Alena Mehić (b. 1995, Zavidovići, Bosnia & Herzegovina; lives in Nashville, TN) examines utopia, nation-building, and the archive within the expanded field of painting. She relies on elements of print media, cinema, design history, surrealism, and folklore to invoke parallel universes, investigating the disconnect between past projected futures and reality through altered and imagined space. Her interest in post-communist perception and the politics of memory lends itself to ambiguous images and hypnotic, dreamlike compositions that oscillate between flatness and true representation, further emphasizing a silent but steady descent into entropy.
Delanyo Mensah is a multidisciplinary artist and community builder passionate about creating inclusive communities. As an artist, Mensah’s work is centered around the beauty and complexity of her unique experiences as a queer first-generation Ghanaian-American woman. Through the mediums of photography, poetry, and mixed media, Mensah boldly challenges conventions and invites all to join in the journey of self-discovery and connection.

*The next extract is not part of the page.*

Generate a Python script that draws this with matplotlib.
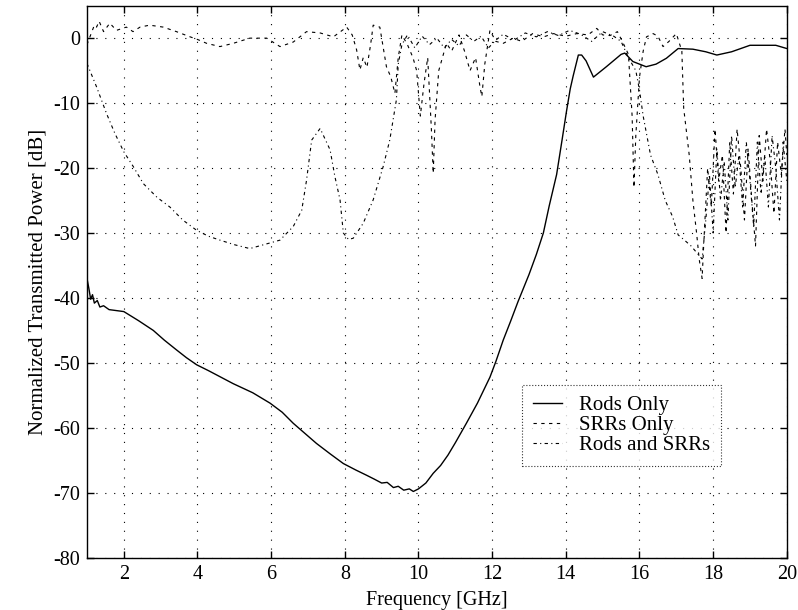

Jerry Bedor Phillips is an artist living and creating in Nashville, Tennessee. He is the building manager, studio assistant, and gallery coordinator for the Vanderbilt University Department of Art and for Space 204, the contemporary gallery space located in the E. Bronson Ingram Studio Arts Center. He received his Bachelor of Fine Arts degree in printmaking and drawing from Murray State University in 2007 and his Master of Fine Arts degree in printmaking and drawing from Bradley University in 2010.